REPUBLIKA.CO.ID, JAKARTA -- Cina mengirim mata-mata negara untuk tinggal di rumah-rumah Muslim Uighur. Mereka menghadiri pernikahan keluarga dan pemakaman keluarga Muslim yang tinggal di wilayah barat Cina, Xinjiang.
Mata-mata ini dipaksa untuk menempatkan pejabat Partai Komunis di rumah mereka. Sejak awal 2017, orang-orang Uighur telah mengalami rezim keamanan yang semakin ketat. Termasuk pos-pos pemeriksaan bersenjata dan jalan-jalan yang dipenuhi dengan CCTV yang dilengkapi dengan pengenalan wajah.

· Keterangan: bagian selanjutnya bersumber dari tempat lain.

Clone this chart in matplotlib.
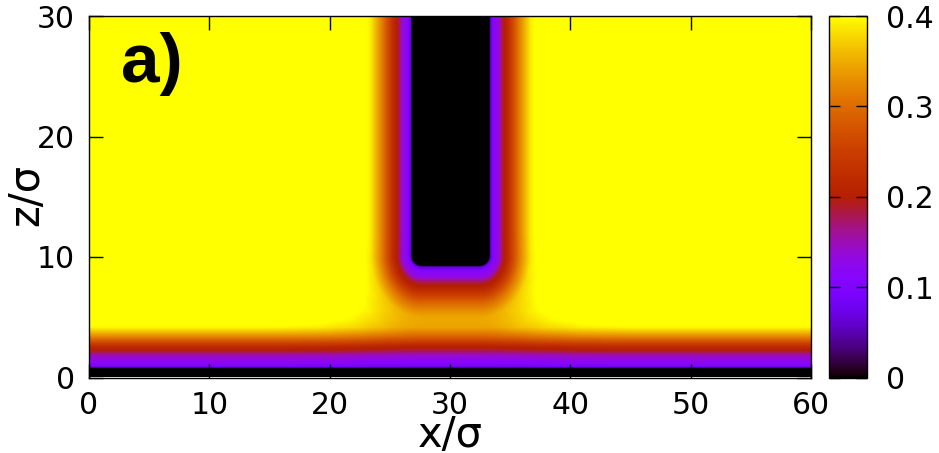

Para ahli dan kelompok hak asasi manusia percaya sekitar satu juta orang Uighur laki-laki kebanyakan ditahan di kamp-kamp internir rahasia di seluruh provinsi di Cina. Awalnya pemerintah Cina menyangkal keberadaan kamp, yang mereka sebut sebagai “pusat pelatihan kejuruan” sukarela ini.
Seorang Muslim Uighur, Halmurat Idris mengatakan, pemerintah Cina menyebut kampanye program ini, "berpasangan dan Menjadi Keluarga." Muslim Uighur dipaksa memposting di media sosial 'saudari' baru mereka.
Pemerintah Cina menggambarkan program itu sebagai sukarela, tetapi Muslim China sangat sadar bahwa menolak inisiatif negara dapat menyebabkan mereka dicap sebagai ekstremis dan radikal. Media sosial sebagai ajang menunjukkan 'kerabat' baru mereka dengan menghadiri acara pernikahan Uighur, pemakaman, dan kesempatan lain agar dianggap intim dalam keluarga.
"Saya ingin muntah. Saat aku melihat wanita tua itu, aku berpikir, 'Ugh, orang ini adalah musuh kita.' Jika musuhmu menjadi ibumu, pikirkan tentang itu - bagaimana perasaanmu?" kata Idris dilansir dari Independent, Jumat (30/11).
Pria berusia 49 tahun itu, mengkritik kampanye "Berpasangan dan Menjadi Keluarga" suku Han dengan Uighur. Mereka mengunggah posting media sosial oleh orang-orang Uighur yang terlibat ancaman keamanan.
Menurut surat kabar resmi lokal, Partai Komunis telah mengeraha 1,1 juta pejabat pemerintah lokal untuk menghabiskan sekitar satu pekan setiap dua bulan tinggal di rumah keluarga angkat Uighur. Associated Press melaporkan, telah mewawancarai empat orang Uighur lainnya yang tinggal di luar negeri.
Mereka terhalang untuk berhubungan dengan kerabat di kampung halamannya di Xinjiang. Di hadapan kerabat palsu mereka, anggota keluarga yang diwawancarai tidak dapat beribadah atau mengenakan pakaian keagamaan, dan pejabat pemerintah harus mengetahui semua rahasia dari setiap gerakan mereka.